Cette recension s’inscrit dans la mission lancée par le Forum Vies Mobiles avec la sociologue Franziska Meinherz sur la recherche allemande sur la mobilité. Sur la base d’un travail de recherche et de plusieurs interviews menées en 2023, cette mission donnera lieu à plusieurs parutions sur le site du Forum Vies Mobiles, dont un article sur le livre Autokorrektur, de Katja Diehl, qui est venu porter les questions de la transition de la mobilité carbonée au cœur du débat dans un pays où la voiture est reine.
Schubumkehr , paru en 2014 aux éditions Fischer, fait partie d’une commande du Forum für Verantwortung (Forum pour la responsabilité) dans le contexte de son opération Mut zur Nachhaltigkeit (Courage pour la durabilité). Elle a consisté à faire dresser par des chercheurs et chercheuses des portraits d’« utopies concrètes », crédibles sur la base du savoir-faire technologique et de la configuration socio-économique de l’époque d’écriture. Avec ces visions utopiques mais réalisables, le Forum für Verantwortung a voulu pointer les prochaines étapes à entreprendre dans l’élaboration de politiques soucieuses de garantir de bonnes conditions de vie pour toutes et tous dans les limites planétaires. Comme les autres livres publiés dans cette série, Schubumkehr a donc vocation à présenter des avenirs possibles, à imaginer le chemin par lequel la société y arrive, et à rendre ces avenirs imaginables par une voie narrative focalisée sur les expériences quotidiennes 1 .
Dans Schubumkehr , Stephan Rammler nous invite à suivre les reportages que Peter Fischer, un journaliste fictif, produit entre les années 2040 et 2044. Il donne également à lire un article scientifique publié en 2030 par le directeur d’une entreprise fictive de voitures à l’hydrogène. Enfin, Schubumkehr s’appuie sur Futurpedia, une déclinaison de Wikipédia sur les technologies et principes de design de la mobilité de l’avenir 2 .

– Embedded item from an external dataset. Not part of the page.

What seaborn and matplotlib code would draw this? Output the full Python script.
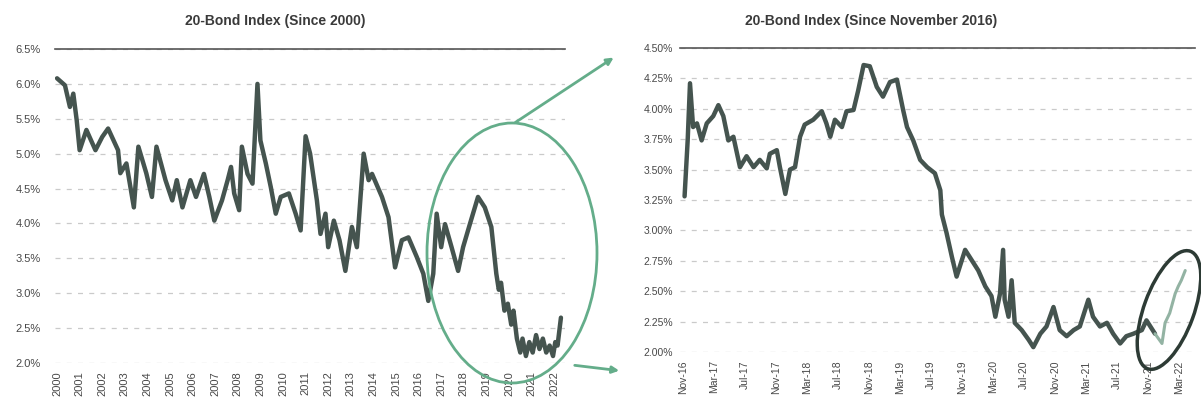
import matplotlib
matplotlib.use("Agg")
import matplotlib.pyplot as plt
from matplotlib.patches import Ellipse, FancyArrowPatch
import seaborn as sns
import pandas as pd

# Indice obligataire 20 ans - depuis 2000 (années décimales, taux en %)
left_years = [2000.0, 2000.35, 2000.57, 2000.72, 2000.87, 2001.0, 2001.3, 2001.7, 2002.0, 2002.26,
              2002.7, 2002.8, 2003.07, 2003.4, 2003.6, 2003.95, 2004.2, 2004.4, 2004.8, 2005.1,
              2005.3, 2005.55, 2005.9, 2006.15, 2006.5, 2006.74, 2006.96, 2007.3, 2007.55, 2007.7,
              2007.84, 2008.06, 2008.18, 2008.43, 2008.65, 2008.87, 2009.0, 2009.24, 2009.46, 2009.68,
              2009.9, 2010.26, 2010.56, 2010.78, 2011.0, 2011.2, 2011.5, 2011.66, 2011.88, 2012.0,
              2012.25, 2012.5, 2012.76, 2013.05, 2013.27, 2013.57, 2013.79, 2013.94, 2014.38, 2014.67,
              2014.96, 2015.26, 2015.55, 2015.92, 2016.21, 2016.43, 2016.65, 2016.8, 2017.0, 2017.17,
              2017.46, 2017.75, 2017.97, 2018.27, 2018.63, 2018.93, 2019.22, 2019.44, 2019.55, 2019.65,
              2019.8, 2019.95, 2020.1, 2020.2, 2020.35, 2020.5, 2020.6, 2020.75, 2020.9, 2021.05,
              2021.2, 2021.35, 2021.5, 2021.65, 2021.8, 2021.95, 2022.05, 2022.15, 2022.3]
left_values = [6.08, 5.98, 5.67, 5.86, 5.48, 5.05, 5.34, 5.05, 5.24, 5.36,
               5.05, 4.72, 4.86, 4.23, 5.10, 4.72, 4.38, 5.10, 4.62, 4.33,
               4.62, 4.23, 4.62, 4.38, 4.71, 4.38, 4.04, 4.33, 4.62, 4.81,
               4.43, 4.19, 5.10, 4.71, 4.57, 6.00, 5.19, 4.86, 4.52, 4.14,
               4.38, 4.43, 4.14, 3.90, 5.25, 5.00, 4.33, 3.85, 4.14, 3.66,
               4.04, 3.76, 3.32, 3.95, 3.66, 5.00, 4.62, 4.71, 4.38, 4.09,
               3.37, 3.76, 3.80, 3.52, 3.28, 2.89, 3.28, 4.14, 3.66, 3.99,
               3.66, 3.32, 3.66, 3.99, 4.38, 4.23, 3.95, 3.28, 3.05, 3.15,
               2.75, 2.85, 2.55, 2.75, 2.35, 2.15, 2.35, 2.10, 2.30, 2.15,
               2.40, 2.20, 2.35, 2.15, 2.25, 2.10, 2.30, 2.25, 2.65]
left_ticks = list(range(2000, 2023))

# Depuis novembre 2016 (mois écoulés depuis nov. 2016, taux en %)
right_months = [0.2, 0.6, 0.9, 1.3, 1.8, 2.4, 3.06, 3.9, 4.56, 5.2,
                5.85, 6.5, 7.35, 8.2, 9.1, 9.9, 10.8, 11.2, 12.1, 12.5,
                13.2, 13.8, 14.45, 15.1, 15.7, 16.8, 17.9, 18.5, 19.0, 19.6,
                20.5, 21.1, 22.0, 22.6, 23.3, 24.1, 25.0, 25.8, 26.7, 27.6,
                28.4, 28.9, 29.7, 30.6, 31.5, 32.5, 33.2, 33.4, 34.0, 34.7,
                35.3, 35.7, 36.4, 37.2, 38.1, 39.0, 39.8, 40.3, 40.9, 41.3,
                41.5, 42.0, 42.4, 42.8, 43.7, 44.6, 45.2, 46.1, 46.9, 47.8,
                48.6, 49.5, 50.4, 51.2, 52.3, 52.9, 53.8, 54.7, 55.5, 56.4,
                57.2, 58.1, 59.2, 59.8, 60.3, 60.9, 61.8, 62.2, 62.8, 63.5,
                63.9, 64.3, 64.8]
right_values = [3.28, 3.74, 4.21, 3.85, 3.88, 3.74, 3.88, 3.94, 4.03, 3.94,
                3.74, 3.77, 3.52, 3.61, 3.52, 3.58, 3.51, 3.63, 3.66, 3.52,
                3.30, 3.50, 3.52, 3.77, 3.87, 3.91, 3.98, 3.88, 3.77, 3.91,
                3.85, 3.98, 3.99, 4.15, 4.36, 4.35, 4.18, 4.10, 4.22, 4.24,
                3.99, 3.85, 3.74, 3.58, 3.52, 3.47, 3.33, 3.13, 2.98, 2.78,
                2.62, 2.70, 2.84, 2.76, 2.67, 2.54, 2.46, 2.29, 2.48, 2.84,
                2.43, 2.29, 2.59, 2.24, 2.18, 2.10, 2.04, 2.15, 2.21, 2.37,
                2.18, 2.13, 2.18, 2.21, 2.43, 2.29, 2.21, 2.24, 2.15, 2.07,
                2.13, 2.15, 2.18, 2.26, 2.21, 2.15, 2.07, 2.24, 2.32, 2.48,
                2.54, 2.59, 2.67]
right_tick_months = list(range(0, 65, 4))
right_tick_labels = ["Nov-16", "Mar-17", "Jul-17", "Nov-17", "Mar-18", "Jul-18", "Nov-18",
                     "Mar-19", "Jul-19", "Nov-19", "Mar-20", "Jul-20", "Nov-20", "Mar-21",
                     "Jul-21", "Nov-21", "Mar-22"]
highlight_from = 60.9  # partie entourée à droite

LINE = "#45544f"
LIGHT = "#93b3a3"
GREEN = "#64ad8a"
DARK = "#2d3b35"

sns.set_theme(style="white")
plt.rcParams["font.family"] = ["Liberation Sans", "DejaVu Sans"]

W, H = 1201, 413
fig = plt.figure(figsize=(W / 100, H / 100), dpi=100)

ax1 = fig.add_axes([55 / W, 1 - 363 / H, 510 / W, 314 / H])
ax2 = fig.add_axes([680 / W, 1 - 352 / H, 515 / W, 304 / H])

df_left = pd.DataFrame({"annee": left_years, "taux": left_values})
sns.lineplot(data=df_left, x="annee", y="taux", ax=ax1, color=LINE, lw=3.2)

df_right = pd.DataFrame({"mois": right_months, "taux": right_values})
main_part = df_right[df_right["mois"] <= highlight_from]
tail_part = df_right[df_right["mois"] >= highlight_from]
sns.lineplot(data=main_part, x="mois", y="taux", ax=ax2, color=LINE, lw=3.2)
sns.lineplot(data=tail_part, x="mois", y="taux", ax=ax2, color=LIGHT, lw=2.2)

# axes de gauche
ax1.set_xlim(1999.91, 2022.48)
ax1.set_ylim(2.0, 6.5)
ax1.set_yticks([2.0 + 0.5 * i for i in range(10)])
ax1.set_yticklabels([f"{2.0 + 0.5 * i:.1f}%" for i in range(10)])
ax1.set_xticks(left_ticks)
ax1.set_xticklabels([str(y) for y in left_ticks], rotation=90)
ax1.tick_params(axis="y", length=0, pad=10, labelsize=8, labelcolor="#484848")
ax1.tick_params(axis="x", length=0, pad=6, labelsize=8, labelcolor="#484848")

# axes de droite
ax2.set_xlim(-0.39, 66.06)
ax2.set_ylim(2.0, 4.5)
ax2.set_yticks([2.0 + 0.25 * i for i in range(11)])
ax2.set_yticklabels([f"{2.0 + 0.25 * i:.2f}%" for i in range(11)])
ax2.set_xticks(right_tick_months)
ax2.set_xticklabels(right_tick_labels, rotation=90)
ax2.tick_params(axis="y", length=0, pad=5, labelsize=7.5, labelcolor="#484848")
ax2.tick_params(axis="x", length=0, pad=6, labelsize=7.5, labelcolor="#484848")

for ax in (ax1, ax2):
    ax.set_xlabel("")
    ax.set_ylabel("")
    ax.set_facecolor("none")
    ax.yaxis.grid(True, color="#cacaca", lw=0.9, linestyle=(0, (4, 5)))
    ax.xaxis.grid(False)
    for side in ("left", "right", "bottom"):
        ax.spines[side].set_visible(False)
    ax.spines["top"].set_color("#555555")
    ax.spines["top"].set_linewidth(1.2)

fig.text(275 / W, 1 - 21 / H, "20-Bond Index (Since 2000)", ha="center", va="center",
         fontsize=10, fontweight="bold", color="#3a3a3a")
fig.text(871 / W, 1 - 21 / H, "20-Bond Index (Since November 2016)", ha="center", va="center",
         fontsize=10, fontweight="bold", color="#3a3a3a")

# annotations : ellipses et flèches (en pouces, repère de la figure)
def px(x, y):
    return (x / 100, (H - y) / 100)

tr = fig.dpi_scale_trans
fig.add_artist(Ellipse(px(512, 253), 170 / 100, 260 / 100, transform=tr,
                       fill=False, edgecolor=GREEN, lw=2))
fig.add_artist(FancyArrowPatch(px(513, 124), px(616, 56), transform=tr, color=GREEN,
                               lw=2, arrowstyle="-|>", mutation_scale=10))
fig.add_artist(FancyArrowPatch(px(572, 365), px(622, 371), transform=tr, color=GREEN,
                               lw=2, arrowstyle="-|>", mutation_scale=10))
fig.add_artist(Ellipse(px(1169, 310), 50 / 100, 125 / 100, angle=-20, transform=tr,
                       fill=False, edgecolor=DARK, lw=2.5))

fig.savefig("out.png", dpi=100)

En lisant le livre de Stephan Rammler avant de le rencontrer, il nous est apparu intéressant de comparer les visions et solutions qui semblaient pertinentes en 2014 avec celles d’aujourd’hui. Au moment de sa publication, les scénarios esquissés paraissaient en effet visionnaires. En témoigne le prix du journal Zeit « courage pour la durabilité » dans la catégorie sciences ( Zeit Wissen-Preis « Mut zur Nachhaltigkeit ») dont il est récipiendaire. Le relire aujourd’hui permet de faire le tri entre les scénarios qui constituent en effet une voie pour sortir de l’impasse que connaît la mobilité aujourd’hui, ceux qui ne se sont jamais réalisés, et ceux qui ont contribué à nous y enfoncer davantage. Après une présentation des scénarios présentés dans le livre, nous les soumettrons donc à une analyse critique en vue des enjeux de mobilité actuels.
Dans notre recension de Schubumkehr , nous nous sommes appuyés sur un entretien que le Forum Vies Mobiles a mené avec Stephan Rammler en mai 2023. Dans cet entretien, il insistait sur la nécessité d’impulser une énergie transformatrice à la société, de combiner le savoir scientifique avec l’art de raconter des histoires. Selon lui, la science-fiction est un outil utile à la prise en compte de la complexité du monde dans la réflexion sur un monde différent 3 . Stephan Rammler est convaincu que des visions positives telles que celles qu’il esquisse dans Schubumkehr ont un potentiel mobilisateur bien plus grand que les discours de crise omniprésents. Il ne prétend cependant pas que la transition n'est qu’une question de volonté. C’est justement pour cette raison que son livre est intitulé « inversion de poussée » : l’inertie du système de mobilité rendra toute transition de mobilité difficile et qu’il faudra se préparer et faire preuve de patience pour inverser les tendances actuelles. L’introduction insiste d’ailleurs sur le constat que le développement du réseau de mobilité hyperperformant dont nous disposons aujourd’hui a également transformé nos besoins et nos attentes, et qu’il est devenu impossible de concevoir un système de mobilité durable sur la seule base d’un changement technologique. Il faut une transformation socio-culturelle qui remet en question nos besoins et notre désir d’être mobiles.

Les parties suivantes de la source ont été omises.